In fact, the Court notes:
And like the transaction described in Notice 95-34, Vee’s plan is experience rated, meaning as we said that the employer’s contributions are allocated to his own employees. This feature too is inconsistent with the premise of a 10 or more employers benefit plan that contributions and risks are to be pooled. In effect though not in name Vee’s plan is what is called a “universal life insurance contract.”
Thus the Court sustained the lower court’s holding that Vee had been properly assessed four $10,000 penalties under §6707A (one for each year it failed to attach the Form 8886 to it’s return). Note that this is true even though the actual validity of the deductions claimed under the plan is still being disputed by the taxpayer in a separate action in the United States Tax Court.
All too often clients are marketed various tax avoidance strategies and schemes that look too good to be true and seem to be much like programs the IRS has previously identified as being listed transactions. Too often those marketing such programs suavely assure the taxpayer that his/her adviser’s concerns over it being a program that the IRS has attacked are misplaced, as this program is “different” due to some particular detail.
What advisers must tell clients is even if it is correct that the program is not exactly what was described by the IRS, if it “smells” like that program a failure to disclose could prove extremely costly—in this case to the extent of $40,000.

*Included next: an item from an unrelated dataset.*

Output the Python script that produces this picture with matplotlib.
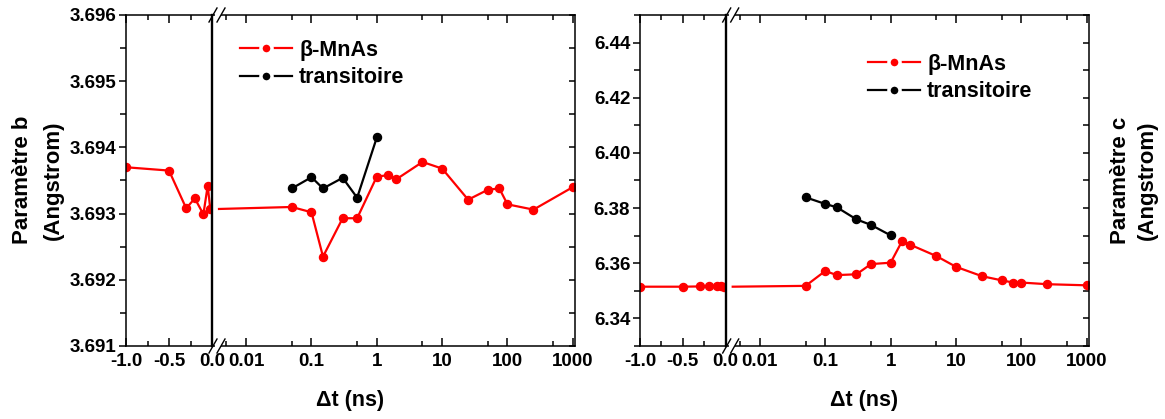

As well advisers are well to be highly skeptical of the underlying program’s ability to survive IRS challenge. Advisers must determine that the justification for program meets the minimum requirements (substantial authority for undisclosed positions, reasonable basis for fully disclosed positions) in order to determine if the taxpayer would face other penalties as well as whether the adviser him/herself may end up in violation of IRC §6694 (the paid preparer penalties) and the AICPA Statements on Standards for Tax Services No. 1.